John made it back from his business trip in time to join the tail-end of my Saturday afternoon photo shoot at Il Fornaio, for the Homemade Pasta Cooking Class. Chef Marco packed the house with his sexy Italian accent, warm smile, engaging conversation, and amazing pasta rolling expertise.
At one point, Marco had pasta draped over the arms of everyone around the entire table!
On Sunday morning, we gave Dooley a much-needed bath in his semi-private garden sanctuary. When those Newfs need a bath, they really need a bath!
And on Sunday evening, we made the short walk over to Spreckels Park to relax and listen to Althea & Company, a great Bonnie Raitt tribute band.
For concert fare, I prepared Baked Pork Loin with Fig-Citrus Stuffing, from Pig: King of the Southern Table. If you're a lover of all things pork, this cookbook is a no-brainer.
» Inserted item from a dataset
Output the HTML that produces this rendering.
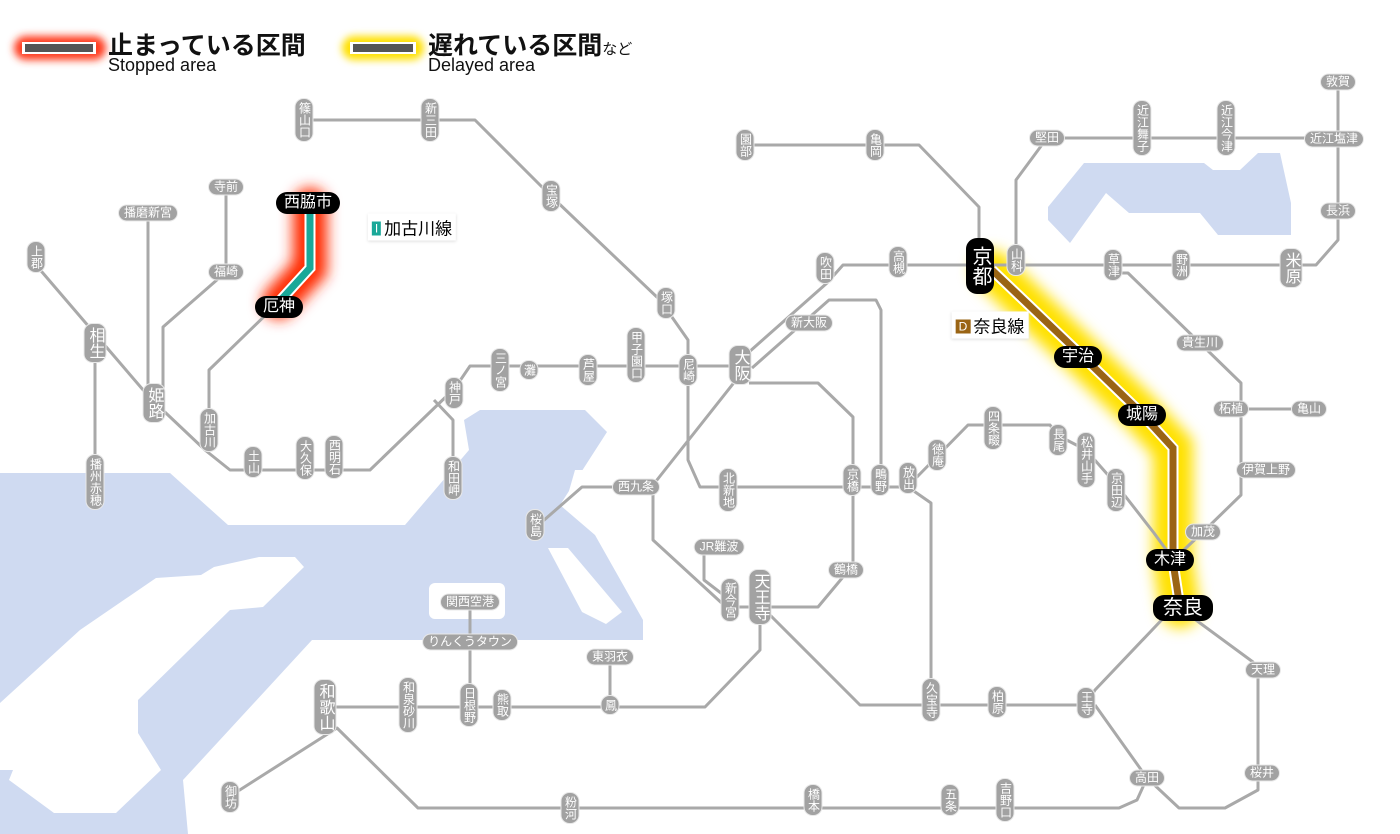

The stuffing was incredibly moist and flavorful with the acid-sweet balance of the citrus and figs. The pork loin cooks on rack above some beer, too, for a little hoppy aroma.
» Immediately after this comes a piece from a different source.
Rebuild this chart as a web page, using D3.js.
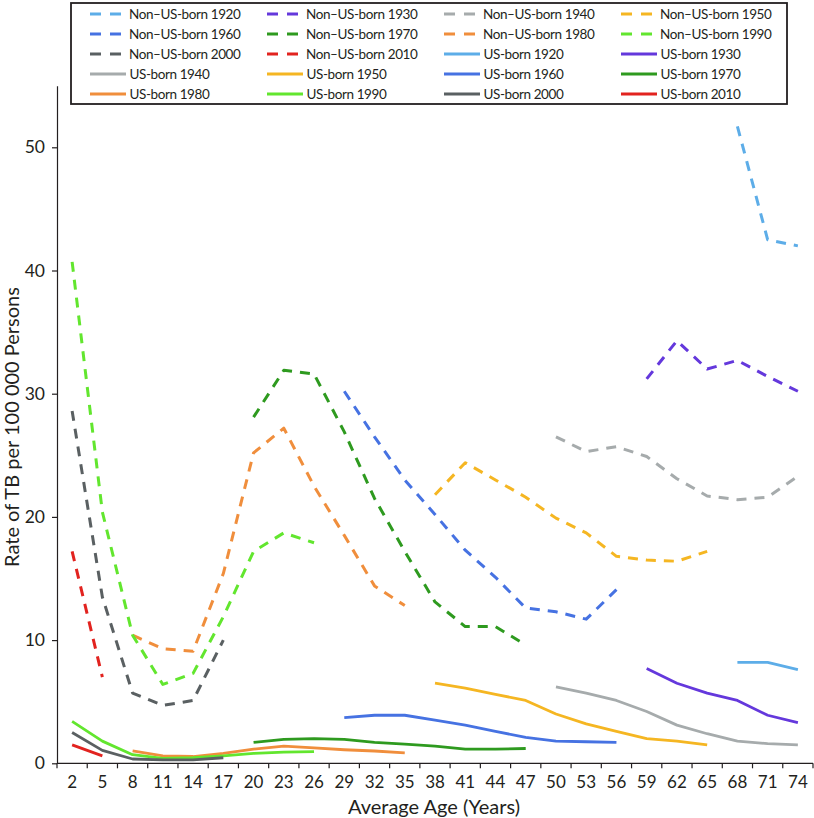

On Monday night, John spoiled me rotten with steak and lobster, while he christened his new toy - a brand spankin new grill, with all the bells and whistles! Rather than simply melting butter for the succulent lobster, he whipped up Wolfgang Puck's Spicy Herbed Compound Butter.
Compound butters are mixtures of butter and flavoring ingredients, such as herbs, spices, zests, or aromatic liquids, used to enhance flavor in various dishes. After whipping together the butter and chosen add-ins, the butter is packed into a ramekin, or shaped into a log wrapped in plastic wrap or parchment paper, and chilled until it is firm enough to be sliced. These butters can be melted on top of seafood, meats and vegetables, used as a spread, or used to finish various sauces.
Our lobster received a generous slather of butter during the grilling process, and a dab more once he hit the plate.
Grilled Lobsters with Spicy Herbed Compound Butter
Adapted from Wolfgang Puck
1/2 pound unsalted butter, room temperature
4 cloves garlic, coarsely chopped
1/2 red or green jalapeno, seeds and white membranes removed, chopped coarsely
1/4 cup coarsely chopped parsley (we used basil)
Zest and juice of 1/2 lemon
2 tablespoons chopped chives
Salt and freshly ground black pepper
In a food processor, combine the butter, garlic, jalapeno, parsley, lemon zest and juice, and chives. Season with salt and pepper and process until well combined. Transfer enough butter for the lobsters to a small container (you will need about 4-6 tablespoons butter for each lobster you are grilling). Place the remaining butter on a sheet of parchment and roll into a log, twisting the ends to seal. Refrigerate for another use.
To prepare the lobsters, bring a large pot of water to a rapid boil. Place the lobsters in the boiling water and blanch just until the shells turn red, but the meat is not cooked through, about 3 minutes. Remove the lobsters and let cool slightly. Slice the lobsters in half lengthwise. Brush the meat and inside of the lobsters with some of the herbed butter, about 1 tablespoon per lobster half. Place the lobsters on the grill, flesh side down and cook until the meat has grill marks and starts to turn opaque and firm up, about 5 minutes.
Turn the lobsters over and grill an additional 3 to 4 minutes, brushing with more butter, if desired. Remove the lobsters to a large platter. If desired, serve with some of the reserved herbed butter.
As we sat outside in the courtyard, soaking up the last warming rays of the sun, sipping wine, and savoring every bite of this very special dinner, my life eased into the place it needs to be...with John by my side and Dooley snoozing comfortably at our feet.